## Goal
Give again, word for word, the lines below that run from the line with "Emit a component" through the line with "const data = categories.map((name, i)". Drop the pictures.

## Listing
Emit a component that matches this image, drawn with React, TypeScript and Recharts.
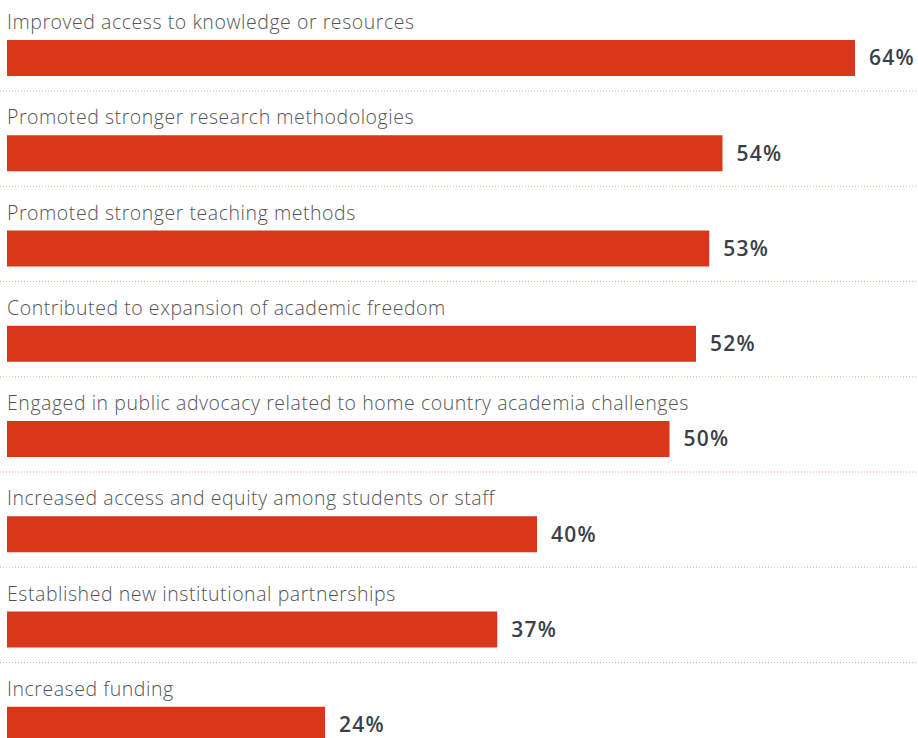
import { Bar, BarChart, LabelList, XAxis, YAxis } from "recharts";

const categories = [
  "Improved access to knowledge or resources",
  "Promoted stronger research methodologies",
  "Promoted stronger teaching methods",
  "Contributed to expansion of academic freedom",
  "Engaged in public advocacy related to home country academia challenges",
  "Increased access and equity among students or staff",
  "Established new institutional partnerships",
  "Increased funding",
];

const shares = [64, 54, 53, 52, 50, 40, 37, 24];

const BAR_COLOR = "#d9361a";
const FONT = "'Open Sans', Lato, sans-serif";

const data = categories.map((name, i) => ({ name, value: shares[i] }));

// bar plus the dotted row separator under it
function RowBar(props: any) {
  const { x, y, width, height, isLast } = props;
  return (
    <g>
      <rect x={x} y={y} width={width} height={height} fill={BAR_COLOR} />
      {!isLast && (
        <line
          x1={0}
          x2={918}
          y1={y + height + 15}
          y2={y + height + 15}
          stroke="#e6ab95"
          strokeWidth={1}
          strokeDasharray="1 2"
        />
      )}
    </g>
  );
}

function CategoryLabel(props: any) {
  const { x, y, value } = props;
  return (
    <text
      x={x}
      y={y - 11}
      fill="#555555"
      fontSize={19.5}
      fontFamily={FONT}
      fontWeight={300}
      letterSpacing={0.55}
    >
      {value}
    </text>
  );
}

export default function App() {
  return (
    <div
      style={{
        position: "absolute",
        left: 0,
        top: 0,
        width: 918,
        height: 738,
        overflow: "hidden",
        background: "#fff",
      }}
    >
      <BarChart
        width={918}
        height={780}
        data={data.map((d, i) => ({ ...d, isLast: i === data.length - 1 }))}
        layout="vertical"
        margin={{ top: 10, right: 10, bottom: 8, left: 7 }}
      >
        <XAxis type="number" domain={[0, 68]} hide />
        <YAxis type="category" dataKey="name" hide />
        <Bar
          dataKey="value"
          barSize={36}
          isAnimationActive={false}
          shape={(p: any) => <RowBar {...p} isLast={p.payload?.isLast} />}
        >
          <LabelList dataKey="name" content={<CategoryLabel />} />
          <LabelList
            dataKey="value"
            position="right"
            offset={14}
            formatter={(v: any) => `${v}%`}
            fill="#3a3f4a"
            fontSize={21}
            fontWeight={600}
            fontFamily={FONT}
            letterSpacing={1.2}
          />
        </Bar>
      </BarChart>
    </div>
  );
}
* * *
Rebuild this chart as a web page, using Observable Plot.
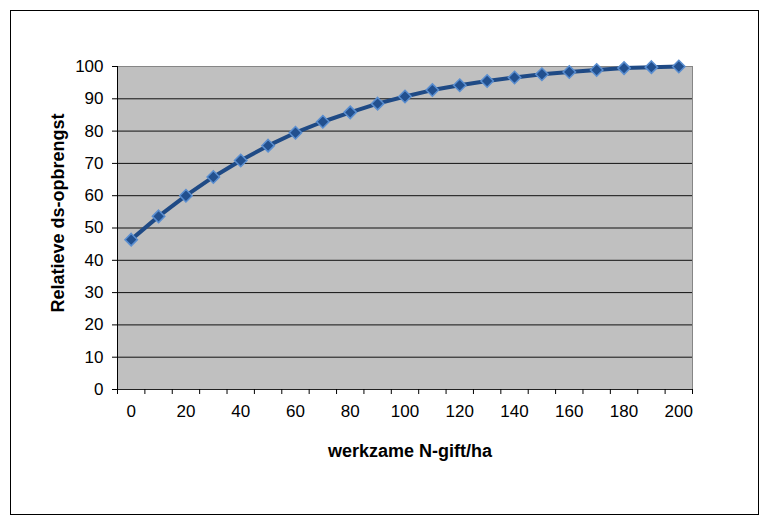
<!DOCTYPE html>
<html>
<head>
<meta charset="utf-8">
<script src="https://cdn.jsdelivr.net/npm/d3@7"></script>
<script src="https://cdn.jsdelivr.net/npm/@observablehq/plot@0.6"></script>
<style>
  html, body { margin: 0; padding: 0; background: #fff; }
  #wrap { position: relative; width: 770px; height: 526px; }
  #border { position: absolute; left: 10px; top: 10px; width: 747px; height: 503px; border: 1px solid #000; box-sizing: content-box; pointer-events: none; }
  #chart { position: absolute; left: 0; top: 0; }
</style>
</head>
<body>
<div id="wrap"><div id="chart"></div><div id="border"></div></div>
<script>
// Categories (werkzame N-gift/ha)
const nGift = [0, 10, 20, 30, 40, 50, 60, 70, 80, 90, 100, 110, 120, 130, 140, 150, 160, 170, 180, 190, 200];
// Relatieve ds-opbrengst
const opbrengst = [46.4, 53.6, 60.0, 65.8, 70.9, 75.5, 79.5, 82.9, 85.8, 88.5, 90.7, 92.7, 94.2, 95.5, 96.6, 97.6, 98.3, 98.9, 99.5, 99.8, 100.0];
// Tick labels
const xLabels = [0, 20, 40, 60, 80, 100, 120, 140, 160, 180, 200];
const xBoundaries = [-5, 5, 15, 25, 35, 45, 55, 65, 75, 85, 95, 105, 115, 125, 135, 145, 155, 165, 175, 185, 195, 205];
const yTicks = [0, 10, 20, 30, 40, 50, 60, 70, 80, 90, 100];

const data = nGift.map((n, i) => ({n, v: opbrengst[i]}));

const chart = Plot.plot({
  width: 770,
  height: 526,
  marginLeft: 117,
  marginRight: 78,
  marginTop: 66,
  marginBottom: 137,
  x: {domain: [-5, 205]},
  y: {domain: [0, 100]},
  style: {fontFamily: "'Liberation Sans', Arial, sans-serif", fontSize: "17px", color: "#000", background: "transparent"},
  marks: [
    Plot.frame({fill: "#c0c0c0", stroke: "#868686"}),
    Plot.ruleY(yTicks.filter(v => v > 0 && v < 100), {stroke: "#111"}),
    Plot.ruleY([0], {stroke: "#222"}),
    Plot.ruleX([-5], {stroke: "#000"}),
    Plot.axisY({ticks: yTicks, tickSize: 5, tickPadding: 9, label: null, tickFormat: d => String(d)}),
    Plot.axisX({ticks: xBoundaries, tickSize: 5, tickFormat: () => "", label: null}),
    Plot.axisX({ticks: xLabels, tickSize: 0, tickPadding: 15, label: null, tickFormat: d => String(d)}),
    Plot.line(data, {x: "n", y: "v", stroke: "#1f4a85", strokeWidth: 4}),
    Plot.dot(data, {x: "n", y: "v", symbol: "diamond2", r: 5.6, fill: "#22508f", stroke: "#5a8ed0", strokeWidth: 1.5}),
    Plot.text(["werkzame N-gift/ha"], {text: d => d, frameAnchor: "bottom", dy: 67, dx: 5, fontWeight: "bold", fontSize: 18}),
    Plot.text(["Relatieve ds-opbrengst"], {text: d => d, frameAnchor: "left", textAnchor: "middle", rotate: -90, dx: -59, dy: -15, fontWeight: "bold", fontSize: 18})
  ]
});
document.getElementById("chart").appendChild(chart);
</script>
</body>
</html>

## Correct output
Emit a component that matches this image, drawn with React, TypeScript and Recharts.
import { Bar, BarChart, LabelList, XAxis, YAxis } from "recharts";

const categories = [
  "Improved access to knowledge or resources",
  "Promoted stronger research methodologies",
  "Promoted stronger teaching methods",
  "Contributed to expansion of academic freedom",
  "Engaged in public advocacy related to home country academia challenges",
  "Increased access and equity among students or staff",
  "Established new institutional partnerships",
  "Increased funding",
];

const shares = [64, 54, 53, 52, 50, 40, 37, 24];

const BAR_COLOR = "#d9361a";
const FONT = "'Open Sans', Lato, sans-serif";

const data = categories.map((name, i) => ({ name, value: shares[i] }));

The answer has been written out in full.